Another pressure point on Petrobras' operating margin is the increase in imports of oil and oil products. The net crude oil and oil product import by Petrobras during the financial period from January to June of this year was 400 mbpd, which increased to 408 mbpd during the financial period from January to September of this year. According to the EIA, the consumption of oil and oil products in Brazil will continue increase more than its production through next year. This is as shown in the chart below:
So, we expect imports of oil and oil products to increase in the coming quarters. As discussed above, the combination of Brazilian Real depreciation and increase in imports could decrease the company's EBITDA. This is because the same amount of Brazilian Real will import less oil and oil products, resulting in more cost to buy similar levels of imports. This might further increase Petrobras' Annualized Debt/EBITDA ratio.
Formulating the price
As we discussed in our previous article, the import parity of around 30% is causing Petrobras a loss in revenue from the sale of oil and oil products. Import parity is the price of domestically produced goods that is set equal to the imported good. In other words, the imported price of oil in Brazil will be derived by adding the market price of oil, the tariff imposed, and the transportation cost to Brazil.

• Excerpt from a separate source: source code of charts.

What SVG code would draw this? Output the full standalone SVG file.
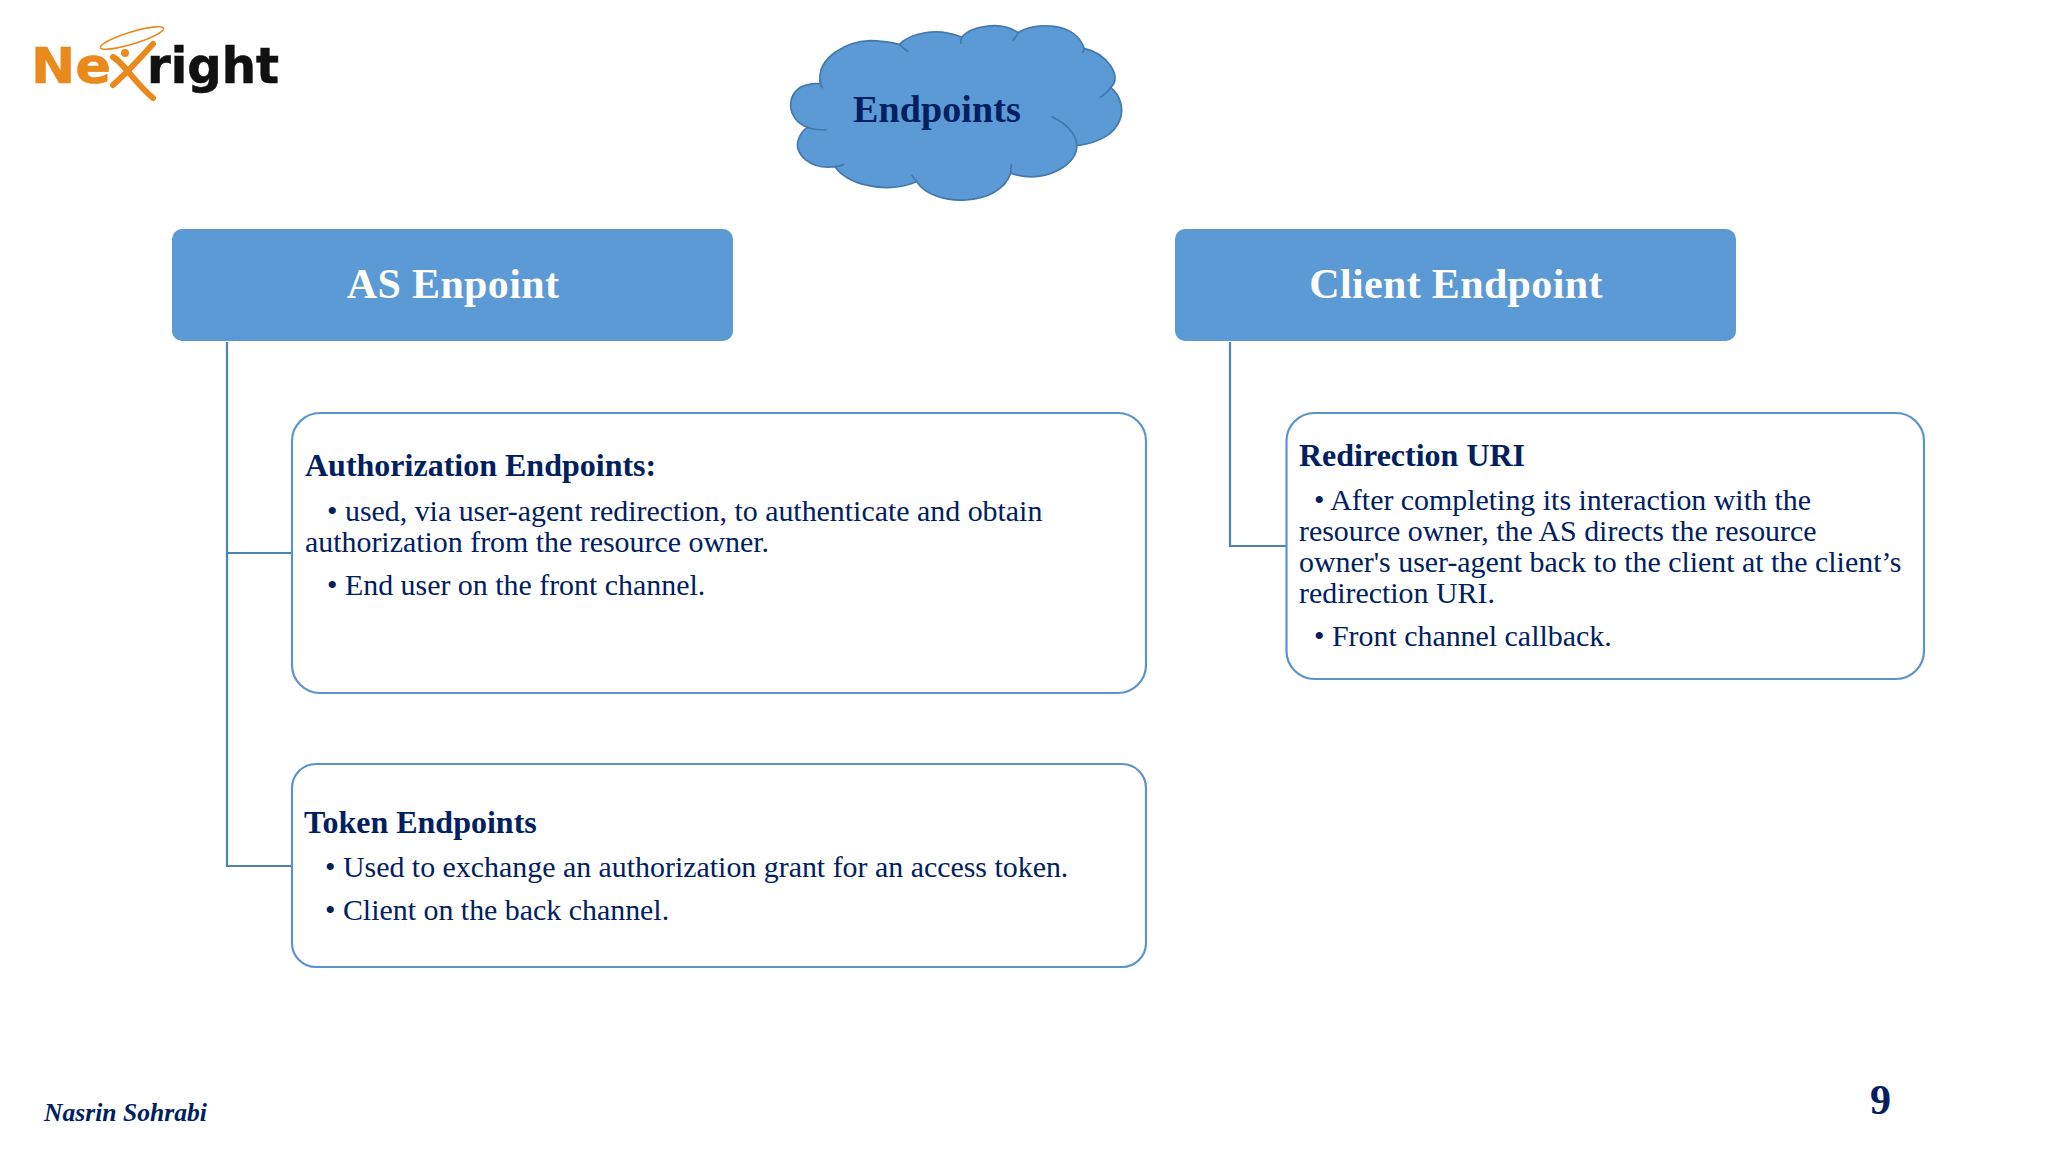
<svg xmlns="http://www.w3.org/2000/svg" width="2048" height="1152" viewBox="0 0 2048 1152">
<style>
text{font-family:"Liberation Serif","Times New Roman",serif;fill:#002060}
.head{font-size:42px;font-weight:700;fill:#fff;text-anchor:middle;letter-spacing:.35px}
.hd{font-size:32px;font-weight:700}
.b{font-size:29.9px}
.box{fill:#fff;stroke:#5b94cc;stroke-width:2.2}
.hdr{fill:#5b9ad5}
.con{fill:none;stroke:#4f81b5;stroke-width:2.2}
.logo{font-family:"DejaVu Sans",sans-serif;font-weight:700;font-size:49px;stroke-width:.6px}
</style>
<rect width="2048" height="1152" fill="#fff"/>
<g id="logo">
<text class="logo" x="31" y="83" style="fill:#ea8a1c;stroke:#ea8a1c" textLength="80" lengthAdjust="spacingAndGlyphs">Ne</text>
<text class="logo" x="147" y="83" style="fill:#111;stroke:#111" textLength="132" lengthAdjust="spacingAndGlyphs">right</text>
<g fill="none" stroke="#ea8a1c" stroke-linecap="round">
<path d="M113 85C128 72 140 58 153 44" stroke-width="6"/>
<path d="M113 57C124 63 134 82 153 98" stroke-width="6"/>
<ellipse cx="132" cy="38" rx="33" ry="6" transform="rotate(-17 132 38)" stroke-width="1.6"/>
</g>
<circle cx="125" cy="53" r="4" fill="#ea8a1c"/>
</g>
<g id="cloud-endpoints">
<g transform="translate(770 0) scale(.33333)" stroke="#4378ac" stroke-width="5" fill="none">
<path fill="#5b9ad5" d="M150 240C145 170 230 125 300 122C340 122 375 130 388 133C420 100 500 80 575 112C600 80 690 60 745 98C790 65 920 65 942 145C1010 160 1060 230 1022 262C1080 310 1070 420 920 437C925 490 830 555 722 520C690 620 490 625 440 545C340 585 230 550 195 500C120 510 70 460 85 420C90 400 100 390 112 382C50 360 45 280 100 258C120 250 140 250 152 250Z"/>
<path d="M170 390C140 390 125 388 112 382M388 133C395 140 405 148 415 155M575 112C572 120 572 125 572 132M745 98C740 108 735 115 728 122M942 145C942 150 940 155 938 158M1022 262C1015 275 1000 285 990 293M920 437C920 410 900 375 845 350M722 520C722 510 722 500 725 492M440 545C435 538 430 532 425 525M195 500C205 500 215 497 222 493M150 240C150 250 152 258 158 265"/>
</g>
<text x="853" y="122" style="font-size:38px;font-weight:700;letter-spacing:.1px">Endpoints</text>
</g>
<g id="connectors">
<path class="con" d="M227 342V866H292M227 553H292"/>
<path class="con" d="M1230 342V546H1286"/>
</g>
<g id="as-endpoint">
<rect class="hdr" x="172" y="229" width="561" height="112" rx="10"/>
<text class="head" x="453" y="298">AS Enpoint</text>
</g>
<g id="client-endpoint">
<rect class="hdr" x="1175" y="229" width="561" height="112" rx="10"/>
<text class="head" x="1456" y="298">Client Endpoint</text>
</g>
<g id="authorization-endpoints">
<rect class="box" x="292" y="413" width="854" height="280" rx="28"/>
<text class="hd" x="305" y="476">Authorization Endpoints:</text>
<text class="b" x="327" y="520.500">• used, via user-agent redirection, to authenticate and obtain</text>
<text class="b" x="305" y="552">authorization from the resource owner.</text>
<text class="b" x="327" y="595">• End user on the front channel.</text>
</g>
<g id="token-endpoints">
<rect class="box" x="292" y="764" width="854" height="203" rx="24"/>
<text class="hd" x="304" y="832.500">Token Endpoints</text>
<text class="b" x="325" y="877">• Used to exchange an authorization grant for an access token.</text>
<text class="b" x="325" y="920">• Client on the back channel.</text>
</g>
<g id="redirection-uri">
<rect class="box" x="1286.500" y="413" width="637.500" height="266" rx="28"/>
<text class="hd" x="1299" y="466">Redirection URI</text>
<text class="b" x="1314" y="510">• After completing its interaction with the</text>
<text class="b" x="1299" y="541">resource owner, the AS directs the resource</text>
<text class="b" x="1299" y="572">owner's user-agent back to the client at the client’s</text>
<text class="b" x="1299" y="603">redirection URI.</text>
<text class="b" x="1314" y="646">• Front channel callback.</text>
</g>
<text x="44" y="1121" style="font-size:25.600px;font-weight:700;font-style:italic">Nasrin Sohrabi</text>
<text x="1870" y="1114" style="font-size:42px;font-weight:700">9</text>
</svg>
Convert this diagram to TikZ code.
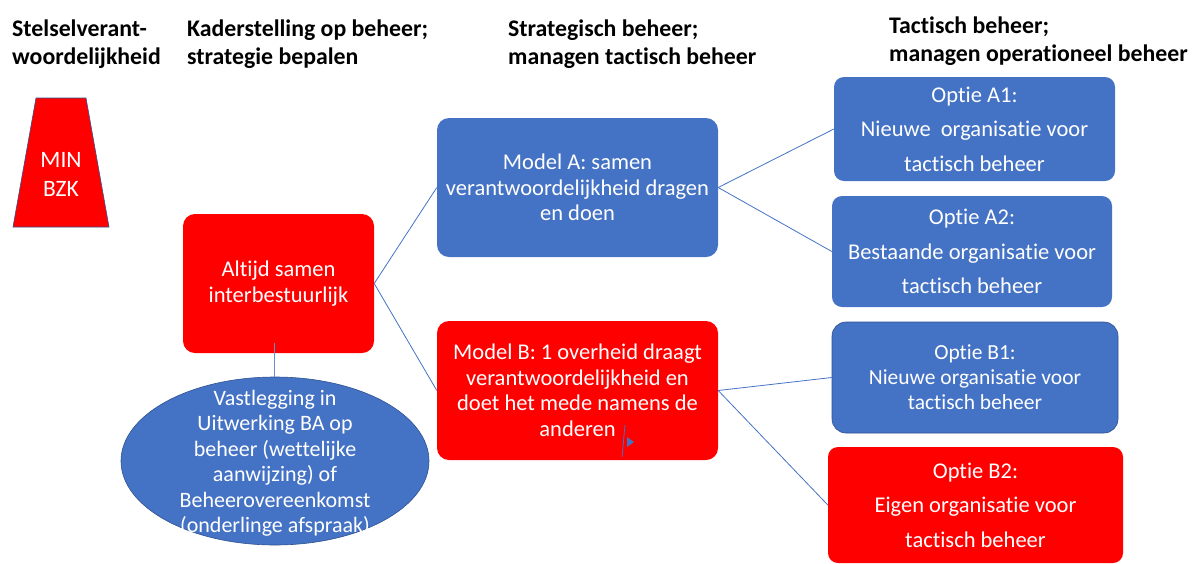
\documentclass[tikz,border=0pt]{standalone}
\usepackage{fontspec}
\setmainfont{Carlito}[Ligatures=NoCommon]
\usetikzlibrary{shapes.geometric,calc}
\definecolor{pblue}{HTML}{4472C4}
\definecolor{pdark}{HTML}{2F528F}
\definecolor{pred}{HTML}{FF0000}
\begin{document}
\begin{tikzpicture}[x=1pt,y=-1pt,
  hdr/.style={font=\bfseries\fontsize{23.8}{28}\selectfont, anchor=north west, align=left, inner sep=0pt},
  boxbase/.style={rectangle, rounded corners=12pt, text=white, align=center, inner sep=0pt},
  bluebox/.style={boxbase, fill=pblue},
  redbox/.style={boxbase, fill=pred},
  body/.style={font=\fontsize{22.5}{25.5}\selectfont},
  opt/.style={font=\fontsize{22.5}{34.5}\selectfont},
  conn/.style={draw=pblue, line width=0.8pt}]
\useasboundingbox (0,0) rectangle (1196,563);

% headers
\node[hdr] (h1) at (12,20) {Stelselverant-\\woordelijkheid};
\node[hdr] (h2) at (187,20) {Kaderstelling op beheer;\\strategie bepalen};
\node[hdr] (h3) at (508,20) {Strategisch beheer;\\managen tactisch beheer};
\node[hdr] (h4) at (889,17) {Tactisch beheer;\\managen operationeel beheer};

% trapezoid MIN BZK
\draw[fill=pred, draw=pdark, line width=0.6pt] (36,98) -- (86,98) -- (109,227) -- (13,227) -- cycle;
\node[font=\fontsize{23.5}{29}\selectfont, text=white, align=center, inner sep=0pt] (min) at (61,174) {MIN\\BZK};

% main boxes
\node[redbox, body, minimum width=191pt, minimum height=139pt] (altijd) at (278.5,283.5) {Altijd samen\\interbestuurlijk};
\node[bluebox, body, minimum width=281pt, minimum height=139pt] (modelA) at (577.5,187.5) {Model A: samen\\verantwoordelijkheid dragen\\en doen};
\node[redbox, body, minimum width=281pt, minimum height=139pt] (modelB) at (577.5,390.5) {Model B: 1 overheid draagt\\verantwoordelijkheid en\\doet het mede namens de\\anderen};

\node[bluebox, opt, rounded corners=10pt, minimum width=281pt, minimum height=104pt] (A1) at (974.5,129) {Optie A1:\\Nieuwe\ \ organisatie voor\\tactisch beheer};
\node[bluebox, opt, rounded corners=10pt, minimum width=280pt, minimum height=111pt] (A2) at (972,251.5) {Optie A2:\\Bestaande organisatie voor\\tactisch beheer};
\node[bluebox, draw=pdark, line width=0.6pt, font=\fontsize{21.5}{25}\selectfont, rounded corners=14pt, minimum width=286pt, minimum height=111pt] (B1) at (975,377.5) {Optie B1:\\Nieuwe organisatie voor\\tactisch beheer};
\node[redbox, opt, rounded corners=10pt, minimum width=295pt, minimum height=116pt] (B2) at (975.5,505) {Optie B2:\\Eigen organisatie voor\\tactisch beheer};

% ellipse
\node[ellipse, fill=pblue, draw=pdark, line width=0.6pt, minimum width=308pt, minimum height=168pt, inner sep=0pt] (ell) at (275,461) {};
\node[font=\fontsize{22}{25.5}\selectfont, text=white, align=center, inner sep=0pt] (elltext) at (275,463) {Vastlegging in\\Uitwerking BA op\\beheer (wettelijke\\aanwijzing) of\\Beheerovereenkomst\\(onderlinge afspraak)};

% connectors
\draw[conn] (altijd.east) -- (modelA.west);
\draw[conn] (altijd.east) -- (modelB.west);
\draw[conn] (modelA.east) -- (A1.west);
\draw[conn] (modelA.east) -- (A2.west);
\draw[conn] (modelB.east) -- (B1.west);
\draw[conn] (modelB.east) -- (B2.west);
\coordinate (stub) at ($(altijd.south)+(-4.5,-10)$);
\draw[conn, draw=pblue!80] (stub) -- (stub |- ell.north);

% small stray mark in Model B
\coordinate (m1) at (625,425);
\coordinate (m2) at (622,457);
\draw[conn] (m1) -- (m2);
\fill[pblue] (627,437) -- (634,442) -- (627,447) -- cycle;
\end{tikzpicture}
\end{document}
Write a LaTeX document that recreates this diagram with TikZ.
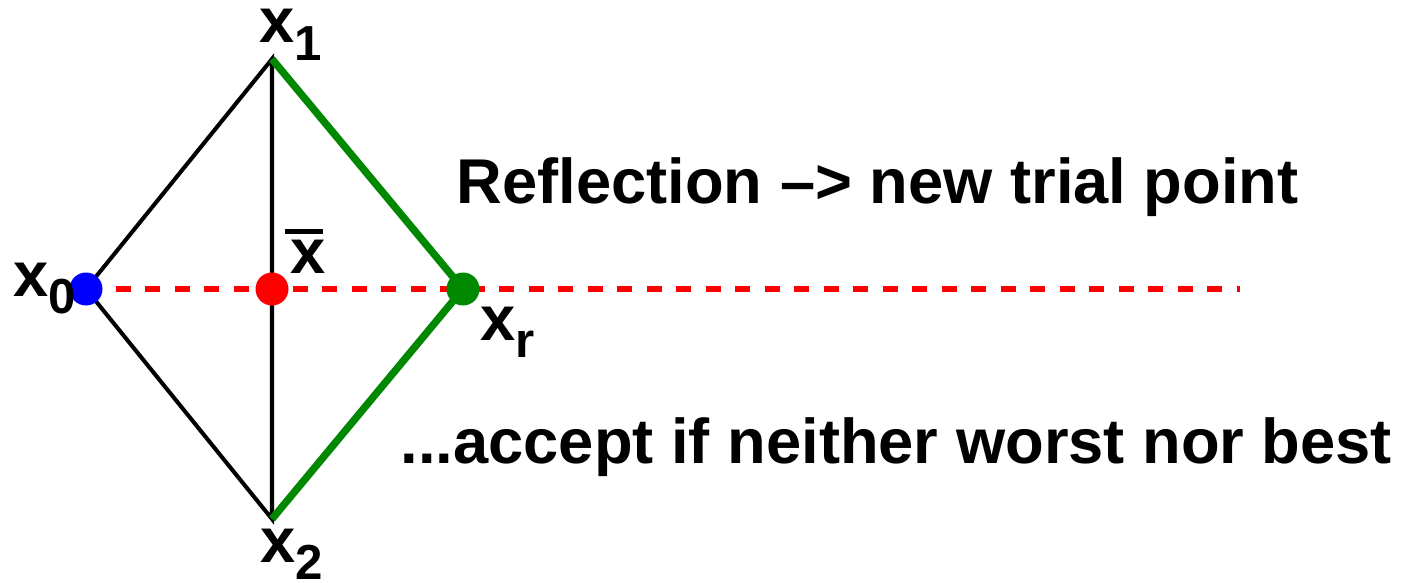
\documentclass[tikz,border=0pt]{standalone}
\usepackage{fontspec}
\setmainfont{Liberation Sans}
\usetikzlibrary{positioning}
\definecolor{ptgreen}{RGB}{0,136,0}
\newcommand{\xsub}[1]{x\raisebox{-5pt}{\fontsize{14pt}{14pt}\selectfont #1}}
\newcommand{\xmean}{\rlap{\hspace{-1.7pt}\rule[11.2pt]{11pt}{1.3pt}}x}

\begin{document}
\begin{tikzpicture}[dot/.style={circle,fill,inner sep=0pt,minimum size=3.3mm},edge/.style={line width=1.15pt},reflect/.style={ptgreen,line width=2.1pt},axis/.style={red,line width=1.45pt,dash pattern=on 1.5mm off 1.45mm},lbl/.style={font=\fontsize{18pt}{20pt}\selectfont\bfseries,inner sep=0pt,anchor=base west}]
    \useasboundingbox (0,0) rectangle (14.02,-5.83);
    \coordinate (x1) at (2.72,-0.59);
    \coordinate (x2) at (2.72,-5.19);
    \coordinate (x0) at (0.86,-2.89);
    \coordinate (xm) at (2.72,-2.89);
    \coordinate (xr) at (4.63,-2.89);
    \coordinate (xend) at (12.40,-2.89);
    % simplex and its reflection
    \draw[edge] (x0) -- (x1) -- (x2) -- cycle;
    \draw[reflect] (x1) -- (xr) -- (x2);
    \draw[axis] (x0) -- (xend);
    \node[dot,blue] (d0) at (x0) {};
    \node[dot,red] (dm) at (xm) {};
    \node[dot,ptgreen] (dr) at (xr) {};
    % labels
    \node[lbl] (l1) at (2.59,-0.43) {\xsub{1}};
    \node[lbl] (l0) at (0.13,-2.96) {\xsub{0}};
    \node[lbl] (l2) at (2.60,-5.62) {\xsub{2}};
    \node[lbl] (lr) at (4.80,-3.40) {\xsub{r}};
    \node[lbl] (lm) at (2.90,-2.73) {\xmean};
    \node[lbl] (t1) at (4.56,-2.03) {Reflection –> new trial point};
    \node[lbl] (t2) at (4.00,-4.63) {...accept if neither worst nor best};
\end{tikzpicture}
\end{document}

Since fuel sales constitute around 40% of the company's revenue, a high import parity erodes the company's operating income. In October this year, Petrobras proposed a pricing formula for both diesel and gasoline, and it is awaiting the approval of its Board of Directors to implement the same. This pricing mechanism will better reflect the changes in international oil prices. We believe that this pricing formula could reverse the company's declining revenue from the sale of gasoline and diesel.
Debt levels can still be controlled
Petrobras has been in line with its scheduled production increase over three quarters of this year. The production will grow in the coming months as a number of production units are becoming operational in the fourth quarter. However, the Brazilian currency's depreciation and the increasing imports may take a toll on Petrobras' operating margin. To reduce this impact on its operating margin due to imports, Petrobras is in the process of formulating a pricing mechanism that would reflect the international prices of oil, resulting in reduced losses on the sale of gasoline and diesel.
We believe Petrobras is taking definitive steps toward increasing its operating margins, which will enable it to manage its debt more effectively. Petrobras has a price-to-sales, or P/S, ratio of around 0.79. Looking at the company's strong revenue generation potential due to better pricing, we expect the P/S ratio to decrease in the coming quarters. We believe that Petrobras' strong and improving operations will provide better growth in the coming quarters. Our recommendation on this stock is a buy.